Respecting Artists

Alex Kim, Staff Writer

Many people may have attended the recent Art Exhibition in the MPR room that was filled with lovely paintings, ceramics, drawings, and other types of visual art. Here, I saw and heard many of the same things that I sometimes read on the Internet, and I realized that viewers sometimes, although perhaps unknowingly, disrespect visual artists.

Many artists use art as a form of expression and do it because it is something that they love. Because of this, their art may include their interests, thoughts, and beliefs, which can be very personal to them. Thus, it’s important to respect their privacy and allow them to choose what they wish to show and what not to show to the public. I often feel and know many other artists feel this way when someone asks if they can look through a sketchbook. Since sketchbooks are used to experiment and hash out ideas, it may sometimes be uncomfortable or embarrassing to let someone see all of their contents. Thus, while artists love when people show interest in their work, it is always more polite to ask first and accept the work they decide to or decide not to reveal.

If you love someone’s art, leave a comment about what you love! Like it. Retweet it. Share it with other people. Artists will appreciate the support, but remember to keep comments kind. Do not compare the artists to each other in a negative manner, and don’t try to give unwanted criticism. Some artists do ask for constructive criticism, but if they do not, it is typically not appropriate. In addition, many artists change their art style through the years as they gain more experience and find what they like to do best. They may even move on to interests that do not match yours anymore, but allow them this room to grow and let them create whatever they wish.
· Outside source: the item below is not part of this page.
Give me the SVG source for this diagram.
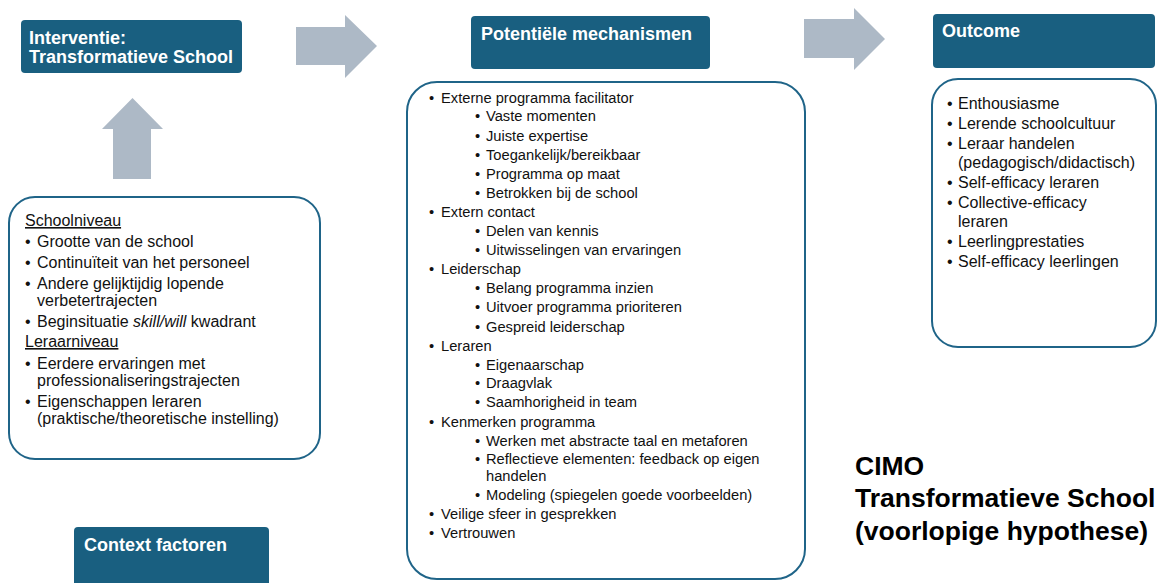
<svg xmlns="http://www.w3.org/2000/svg" width="1164" height="583" viewBox="0 0 1164 583">
<style>
.hdr{fill:#195f80}
.hdrt{font-family:"Liberation Sans",Arial,sans-serif;font-weight:bold;font-size:18px;fill:#ffffff}
.box{fill:#ffffff;stroke:#1f6488;stroke-width:2}
.arrow{fill:#adb9c6}
.t{font-family:"Liberation Sans",Arial,sans-serif;fill:#111111}
.c{font-size:16px}
.m{font-size:14.7px}
.o{font-size:16px}
.big{font-family:"Liberation Sans",Arial,sans-serif;font-weight:bold;font-size:26.5px;fill:#000000}
</style>
<rect width="1164" height="583" fill="#ffffff"/>
<g id="connectors">
<polygon class="arrow" points="296,27 345,27 345,15 377,46 345,78 345,65 296,65"/>
<polygon class="arrow" points="804,19 854,19 854,8 885,39 854,70 854,58 804,58"/>
<polygon class="arrow" points="113,179 113,129 102,129 132.5,98 163,129 151,129 151,179"/>
</g>
<g id="interventie">
<rect class="hdr" x="21" y="20" width="221" height="53" rx="4"/>
<text class="hdrt" x="29" y="44">Interventie:</text>
<text class="hdrt" x="29" y="63">Transformatieve School</text>
</g>
<g id="mechanismen-header">
<rect class="hdr" x="471" y="16" width="239" height="53" rx="4"/>
<text class="hdrt" x="481" y="40">Potentiële mechanismen</text>
</g>
<g id="outcome-header">
<rect class="hdr" x="933" y="14" width="222" height="54" rx="4"/>
<text class="hdrt" x="942" y="37">Outcome</text>
</g>
<g id="context-header">
<rect class="hdr" x="74" y="527" width="195" height="70" rx="4"/>
<text class="hdrt" x="84" y="551">Context factoren</text>
</g>
<g id="context">
<rect class="box" x="9" y="197" width="311" height="262" rx="26"/>
<g class="t c">
<text x="25" y="226" text-decoration="underline">Schoolniveau</text>
<text x="25" y="247">•</text><text x="37" y="247">Grootte van de school</text>
<text x="25" y="268">•</text><text x="37" y="268">Continuïteit van het personeel</text>
<text x="25" y="289">•</text><text x="37" y="289">Andere gelijktijdig lopende</text>
<text x="37" y="306">verbetertrajecten</text>
<text x="25" y="327">•</text><text x="37" y="327">Beginsituatie <tspan font-style="italic">skill/will</tspan> kwadrant</text>
<text x="25" y="347" text-decoration="underline">Leraarniveau</text>
<text x="25" y="369">•</text><text x="37" y="369">Eerdere ervaringen met</text>
<text x="37" y="386">professionaliseringstrajecten</text>
<text x="25" y="407">•</text><text x="37" y="407">Eigenschappen leraren</text>
<text x="37" y="424">(praktische/theoretische instelling)</text>
</g>
</g>
<g id="mechanismen">
<rect class="box" x="407" y="82" width="398" height="497" rx="30"/>
<g class="t m">
<text x="429" y="103">•</text><text x="441" y="103">Externe programma facilitator</text>
<text x="475" y="121">•</text><text x="486" y="121">Vaste momenten</text>
<text x="475" y="141">•</text><text x="486" y="141">Juiste expertise</text>
<text x="475" y="160">•</text><text x="486" y="160">Toegankelijk/bereikbaar</text>
<text x="475" y="179">•</text><text x="486" y="179">Programma op maat</text>
<text x="475" y="198">•</text><text x="486" y="198">Betrokken bij de school</text>
<text x="429" y="217">•</text><text x="441" y="217">Extern contact</text>
<text x="475" y="236">•</text><text x="486" y="236">Delen van kennis</text>
<text x="475" y="255">•</text><text x="486" y="255">Uitwisselingen van ervaringen</text>
<text x="429" y="274">•</text><text x="441" y="274">Leiderschap</text>
<text x="475" y="293">•</text><text x="486" y="293">Belang programma inzien</text>
<text x="475" y="312">•</text><text x="486" y="312">Uitvoer programma prioriteren</text>
<text x="475" y="332">•</text><text x="486" y="332">Gespreid leiderschap</text>
<text x="429" y="351">•</text><text x="441" y="351">Leraren</text>
<text x="475" y="370">•</text><text x="486" y="370">Eigenaarschap</text>
<text x="475" y="388">•</text><text x="486" y="388">Draagvlak</text>
<text x="475" y="407">•</text><text x="486" y="407">Saamhorigheid in team</text>
<text x="429" y="427">•</text><text x="441" y="427">Kenmerken programma</text>
<text x="475" y="446">•</text><text x="486" y="446">Werken met abstracte taal en metaforen</text>
<text x="475" y="464">•</text><text x="486" y="464">Reflectieve elementen: feedback op eigen</text>
<text x="486" y="481">handelen</text>
<text x="475" y="500">•</text><text x="486" y="500">Modeling (spiegelen goede voorbeelden)</text>
<text x="429" y="519">•</text><text x="441" y="519">Veilige sfeer in gesprekken</text>
<text x="429" y="538">•</text><text x="441" y="538">Vertrouwen</text>
</g>
</g>
<g id="outcome">
<rect class="box" x="932" y="79" width="224" height="268" rx="26"/>
<g class="t o">
<text x="947" y="109">•</text><text x="958" y="109">Enthousiasme</text>
<text x="947" y="129">•</text><text x="958" y="129">Lerende schoolcultuur</text>
<text x="947" y="149">•</text><text x="958" y="149">Leraar handelen</text>
<text x="958" y="168">(pedagogisch/didactisch)</text>
<text x="947" y="188">•</text><text x="958" y="188">Self-efficacy leraren</text>
<text x="947" y="208">•</text><text x="958" y="208">Collective-efficacy</text>
<text x="958" y="227">leraren</text>
<text x="947" y="247">•</text><text x="958" y="247">Leerlingprestaties</text>
<text x="947" y="267">•</text><text x="958" y="267">Self-efficacy leerlingen</text>
</g>
</g>
<g id="title">
<text class="big" x="855" y="475">CIMO</text>
<text class="big" x="855" y="507">Transformatieve School</text>
<text class="big" x="855" y="540">(voorlopige hypothese)</text>
</g>
</svg>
In the age of the Internet, artists have found new ways to share their art with people all over the world, but with it comes a huge issue: art theft. Because of the nature of social media, it is too easy for people to steal artwork even if there is a watermark on it. You may have seen this before as there are many accounts that are dedicated to reposting other people’s art. They may not have bad intentions and only wish to share art that they love, but many times, the art is reposted without credit to the original person. This simply takes attention away from the original artist who should be the one receiving the acclaim. In addition, without credit, it seems as though the reposter is the one who created the art. Sometimes, artists are okay with reposting as long as they are credited, but many are not. Thus, one should always ask for permission to use someone’s art. In some more extreme cases of art theft, people sell other people’s art for profit. This may be on print, posters, t-shirts, bags, or other types of merchandise. Other times, someone may remove a watermark from a picture and claim the art as their own. If you ever see this, it is extremely helpful to report it to the original artist and ask the reposter or seller to take down the post or product.
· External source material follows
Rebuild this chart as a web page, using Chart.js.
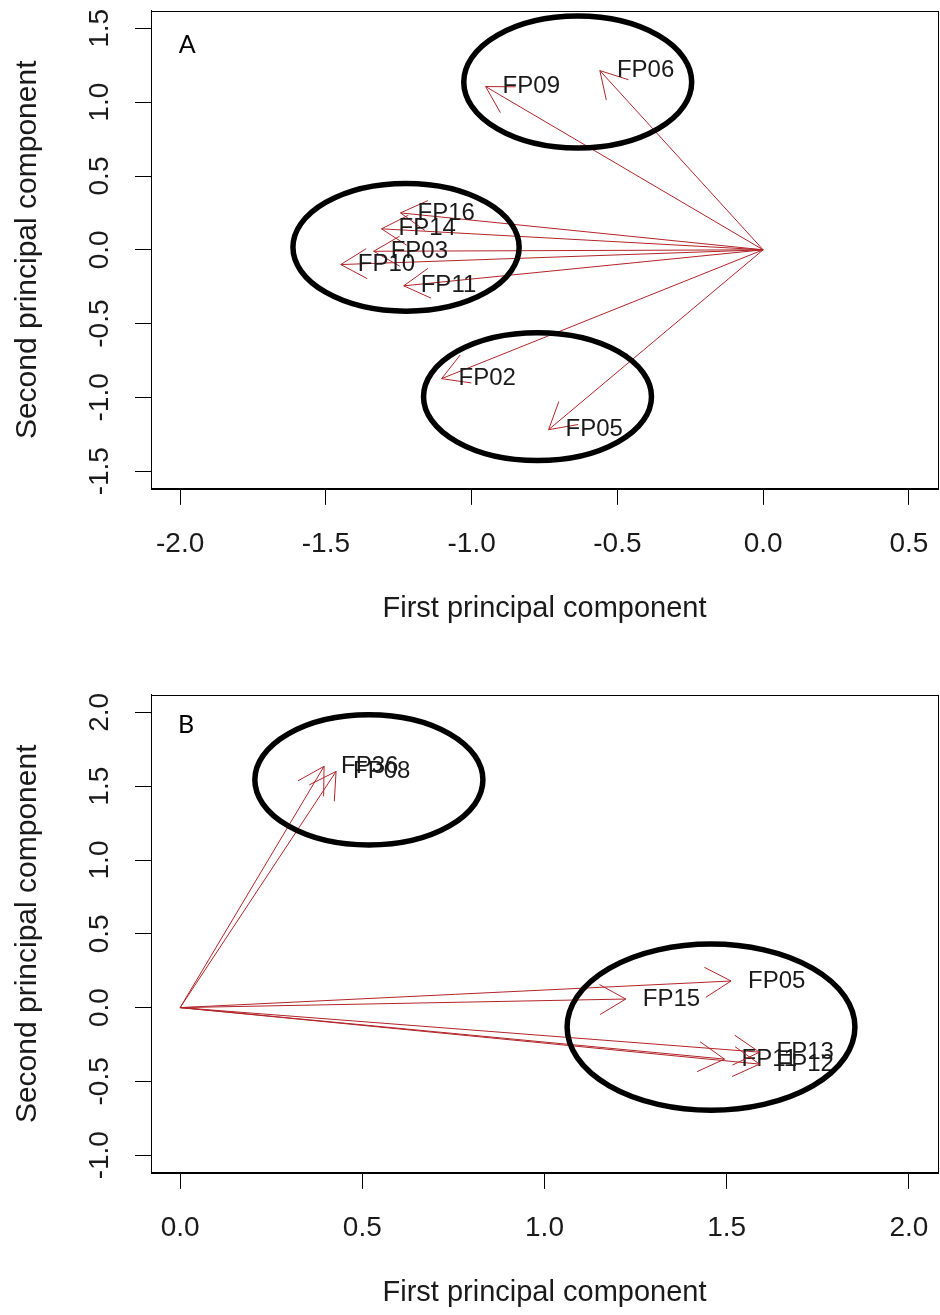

Art is something that takes much time and effort, and since many artists are students or working full-time jobs, it is something that they do in the little free time that they have. Thus, be respectful when requesting and commissioning art from them. If you would like the artist to create someone for you, ask if they are accepting commissions at the moment. Since it is possible that they are busy with other projects and work, they may not always have time to make art for other people. In addition, they may also turn down a commission if they do not think that they are a good fit for your request. If they accept, however, you must be willing to pay what they ask. Do not try to bargain with them as they are the ones who should decide how much their time and art are worth, and do not try to offer things such as “love”, “friendship”, and “pictures of my dog” as payment. It will likely offend and frustrate the artist. When working on the piece with them, try to provide as many details as possible. Sending some reference photos for things that are difficult to describe will help as well. Overall, have fun while communicating with them, and be sure to send thanks when the work is finished!

It takes many years of practice and hard work to get many artists to where they are today, and much of their art is on the Internet or displayed in exhibits made for free for people to enjoy. So make sure to show visual artists lots of support and appreciation for the work that they do by being understanding and respectful.